Instruction: Copy from the first line below down to and including the line with "import pandas as pd". Skip the pictures.

Dataset excerpt:

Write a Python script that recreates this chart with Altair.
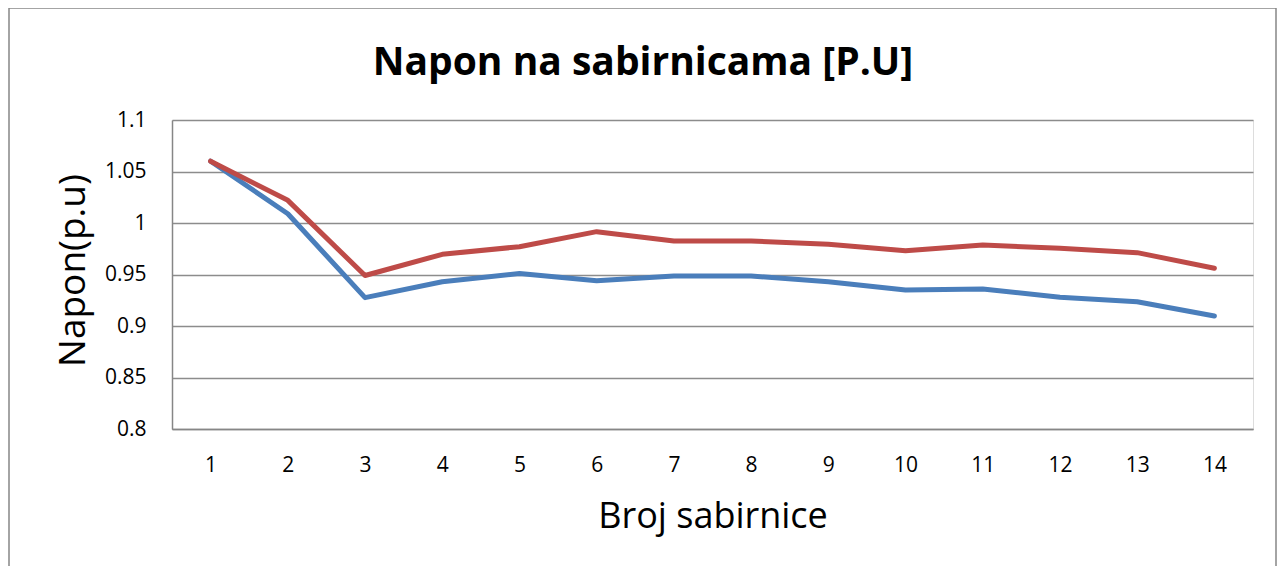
import altair as alt
import pandas as pd

buses = list(range(1, 15))
series_blue = [1.06, 1.009, 0.9275, 0.943, 0.951, 0.944, 0.9485, 0.9485, 0.943, 0.935, 0.936, 0.928, 0.9235, 0.9097]
series_red = [1.06, 1.022, 0.949, 0.9696, 0.977, 0.9916, 0.9825, 0.9825, 0.9793, 0.973, 0.9786, 0.9754, 0.9712, 0.956]
series_names = ["Serija 1", "Serija 2"]
y_ticks = [0.8, 0.85, 0.9, 0.95, 1.0, 1.05, 1.1]
chart_title = ["Napon na sabirnicama [P.U]"]

rows = []
for b, v in zip(buses, series_blue):
    rows.append({"bus": b, "napon": v, "serija": series_names[0], "ord": 0})
for b, v in zip(buses, series_red):
    rows.append({"bus": b, "napon": v, "serija": series_names[1], "ord": 1})
df = pd.DataFrame(rows)

FONT = "Open Sans"
W, H = 1081, 309

frame = alt.Chart(pd.DataFrame({"k": [0]})).mark_rect(
    fill="transparent", stroke="#868686", strokeWidth=1.5
).encode(
    x=alt.value(-163), x2=alt.value(1104), y=alt.value(-112), y2=alt.value(480)
)

title = alt.Chart(pd.DataFrame({"t": chart_title})).mark_text(
    font=FONT, fontSize=39, fontWeight="bold", color="#000000",
    align="center", baseline="alphabetic"
).encode(text="t:N", x=alt.value(643 - 172), y=alt.value(75 - 120))

lines = alt.Chart(df).mark_line(strokeWidth=5, strokeCap="round", strokeJoin="round").encode(
    x=alt.X("bus:O", title="Broj sabirnice",
            axis=alt.Axis(labelAngle=0, ticks=False, grid=False, domainColor="#868686",
                          domainWidth=1.5, labelPadding=25, labelFontSize=21,
                          labelFont=FONT, labelColor="#000000",
                          titleFont=FONT, titleFontSize=36, titleFontWeight="normal",
                          titleColor="#000000", titlePadding=24),
            scale=alt.Scale(paddingInner=0, paddingOuter=0.5)),
    y=alt.Y("napon:Q", title="Napon(p.u)",
            scale=alt.Scale(domain=[0.8, 1.1], nice=False, zero=False),
            axis=alt.Axis(values=y_ticks, format="~g", ticks=False, grid=True,
                          gridColor="#8c8c8c", gridWidth=1.5, domainColor="#868686",
                          domainWidth=1.5, labelPadding=26, labelFontSize=21,
                          labelFont=FONT, labelColor="#000000",
                          titleFont=FONT, titleFontSize=37, titleFontWeight="normal",
                          titleColor="#000000", titleX=-80, titleY=150)),
    color=alt.Color("serija:N", legend=None,
                    scale=alt.Scale(domain=series_names, range=["#4A7EBB", "#BE4B48"])),
    order=alt.Order("ord:Q"),
)

chart = alt.layer(frame, title, lines).properties(
    width=W, height=H,
    autosize=alt.AutoSizeParams(type="none"),
    padding={"left": 164, "top": 112, "right": 24, "bottom": 140},
).configure_view(stroke=None).configure(background="white")

chart.save("out.html", embed_options={"renderer": "svg", "actions": False})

Solution to this problem:
Write a Python script that recreates this chart with Altair.
import altair as alt
import pandas as pd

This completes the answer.